→ Request
The listing below begins with the first line you should copy; stop after the line containing "const fmt = (v: number)", and drop every picture.

--- Data shown ---

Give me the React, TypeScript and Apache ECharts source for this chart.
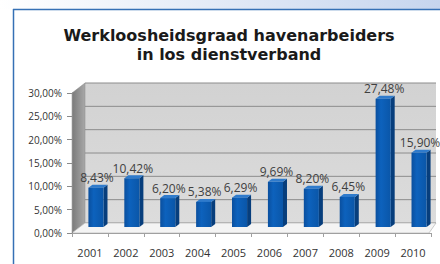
import React, { useEffect, useRef } from "react";
import * as echarts from "echarts";

const years = ["2001", "2002", "2003", "2004", "2005", "2006", "2007", "2008", "2009", "2010"];
const rates = [8.43, 10.42, 6.2, 5.38, 6.29, 9.69, 8.2, 6.45, 27.48, 15.9];
const yTicks = [0, 5, 10, 15, 20, 25, 30];
const titleLines = ["Werkloosheidsgraad havenarbeiders", "in los dienstverband"];

const fmt = (v: number) => v.toFixed(2).replace(".", ",") + "%";

const DX = 13;
const DY = -10;
const BX = 6;
const BY = -6;

export default function App() {
  const ref = useRef<HTMLDivElement>(null);
  useEffect(() => {
    if (!ref.current) return;
    const chart = echarts.init(ref.current, null, { renderer: "svg" });
    const option: any = {
      animation: false,
      backgroundColor: "#ffffff",
      graphic: [
        {
          type: "rect",
          shape: { x: 0, y: 0, width: 440, height: 9 },
          style: {
            fill: new echarts.graphic.LinearGradient(0, 0, 1, 0, [
              { offset: 0, color: "#ffffff" },
              { offset: 1, color: "#c6d5ee" },
            ]),
          },
          z: 0,
        },
        {
          type: "line",
          shape: { x1: 13, y1: 9.5, x2: 440, y2: 9.5 },
          style: { stroke: "#3570b5", lineWidth: 1.5 },
        },
        {
          type: "line",
          shape: { x1: 13.5, y1: 9, x2: 13.5, y2: 264 },
          style: { stroke: "#3570b5", lineWidth: 1.5 },
        },
        {
          type: "text",
          x: 229,
          y: 26,
          style: {
            text: titleLines.join("\n"),
            font: "bold 16px 'DejaVu Sans'",
            fill: "#1a1a1a",
            align: "center",
            verticalAlign: "top",
            lineHeight: 19,
          },
        },
      ],
      grid: { left: 72, right: 9, top: 93, bottom: 31 },
      xAxis: {
        type: "category",
        data: years,
        axisLine: { show: true, lineStyle: { color: "#a0a0a0" } },
        axisTick: { show: true, length: 4, lineStyle: { color: "#a0a0a0" } },
        axisLabel: { color: "#333333", fontSize: 11, fontFamily: "Open Sans", margin: 14 },
        z: 5,
      },
      yAxis: {
        type: "value",
        min: 0,
        max: 30,
        interval: 5,
        axisLine: { show: true, lineStyle: { color: "#8a8a8a" } },
        axisTick: { show: true, length: 5, lineStyle: { color: "#8a8a8a" } },
        axisLabel: {
          color: "#333333",
          fontSize: 10,
          fontFamily: "Open Sans",
          margin: 10,
          formatter: (v: number) => fmt(v),
        },
        splitLine: { show: false },
        z: 5,
      },
      series: [
        {
          type: "custom",
          clip: false,
          silent: true,
          z: 1,
          data: [0],
          renderItem: (params: any, api: any) => {
            const cs = params.coordSys;
            const left = cs.x;
            const right = cs.x + cs.width;
            const y0 = api.coord([0, 0])[1];
            const yTop = api.coord([0, yTicks[yTicks.length - 1]])[1];
            const wallRight = 436;
            const children: any[] = [];
            children.push({
              type: "rect",
              shape: { x: left + DX, y: yTop + DY, width: wallRight - left - DX, height: y0 - yTop },
              style: {
                fill: new echarts.graphic.LinearGradient(0, 0, 0, 1, [
                  { offset: 0, color: "#d2d2d2" },
                  { offset: 1, color: "#dcdcdc" },
                ]),
              },
            });
            yTicks.forEach((t) => {
              const y = api.coord([0, t])[1] + DY;
              children.push({
                type: "line",
                shape: { x1: left + DX, y1: y, x2: wallRight, y2: y },
                style: { stroke: "#8c8c8c", lineWidth: 1 },
              });
            });
            children.push({
              type: "polygon",
              shape: {
                points: [
                  [left, yTop],
                  [left + DX, yTop + DY],
                  [left + DX, y0 + DY],
                  [left, y0],
                ],
              },
              style: {
                fill: new echarts.graphic.LinearGradient(0, 0, 1, 0, [
                  { offset: 0, color: "#7a7a7a" },
                  { offset: 1, color: "#a8a8a8" },
                ]),
                stroke: "#8a8a8a",
                lineWidth: 0.5,
              },
            });
            children.push({
              type: "polygon",
              shape: {
                points: [
                  [left, y0],
                  [left + DX, y0 + DY],
                  [wallRight, y0 + DY],
                  [right - 2, y0],
                ],
              },
              style: { fill: "#f4f4f4", stroke: "#b8b8b8", lineWidth: 0.7 },
            });
            return { type: "group", children };
          },
        },
        {
          type: "custom",
          clip: false,
          z: 2,
          data: rates.map((v, i) => [i, v]),
          renderItem: (params: any, api: any) => {
            const idx = api.value(0);
            const val = api.value(1);
            const top = api.coord([idx, val]);
            const base = api.coord([idx, 0]);
            const w = api.size([1, 0])[0] * 0.42;
            const d = 4;
            const dd = 3;
            const x = top[0] + BX - w / 2;
            const yt = top[1] + BY;
            const yb = base[1] + BY;
            return {
              type: "group",
              children: [
                {
                  type: "polygon",
                  shape: {
                    points: [
                      [x + w, yt],
                      [x + w + d, yt - dd],
                      [x + w + d, yb - dd],
                      [x + w, yb],
                    ],
                  },
                  style: { fill: "#073e7c" },
                },
                {
                  type: "polygon",
                  shape: {
                    points: [
                      [x, yt],
                      [x + d, yt - dd],
                      [x + w + d, yt - dd],
                      [x + w, yt],
                    ],
                  },
                  style: { fill: "#2f7bcc" },
                },
                {
                  type: "rect",
                  shape: { x, y: yt, width: w, height: yb - yt },
                  style: {
                    fill: new echarts.graphic.LinearGradient(0, 0, 1, 0, [
                      { offset: 0, color: "#0a4f9e" },
                      { offset: 0.35, color: "#0d62bd" },
                      { offset: 1, color: "#0a56a8" },
                    ]),
                  },
                },
                {
                  type: "text",
                  x: x + w / 2 + 1,
                  y: yt - 4,
                  style: {
                    text: fmt(val),
                    font: "12px 'Open Sans'",
                    fill: "#404040",
                    align: "center",
                    verticalAlign: "bottom",
                  },
                },
              ],
            };
          },
        },
      ],
    };
    chart.setOption(option);
    return () => chart.dispose();
  }, []);
  return (
    <div
      ref={ref}
      style={{ position: "fixed", left: 0, top: 0, width: 440, height: 264 }}
    />
  );
}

---

→ Result of the exercise
Give me the React, TypeScript and Apache ECharts source for this chart.
import React, { useEffect, useRef } from "react";
import * as echarts from "echarts";

const years = ["2001", "2002", "2003", "2004", "2005", "2006", "2007", "2008", "2009", "2010"];
const rates = [8.43, 10.42, 6.2, 5.38, 6.29, 9.69, 8.2, 6.45, 27.48, 15.9];
const yTicks = [0, 5, 10, 15, 20, 25, 30];
const titleLines = ["Werkloosheidsgraad havenarbeiders", "in los dienstverband"];

const fmt = (v: number) => v.toFixed(2).replace(".", ",") + "%";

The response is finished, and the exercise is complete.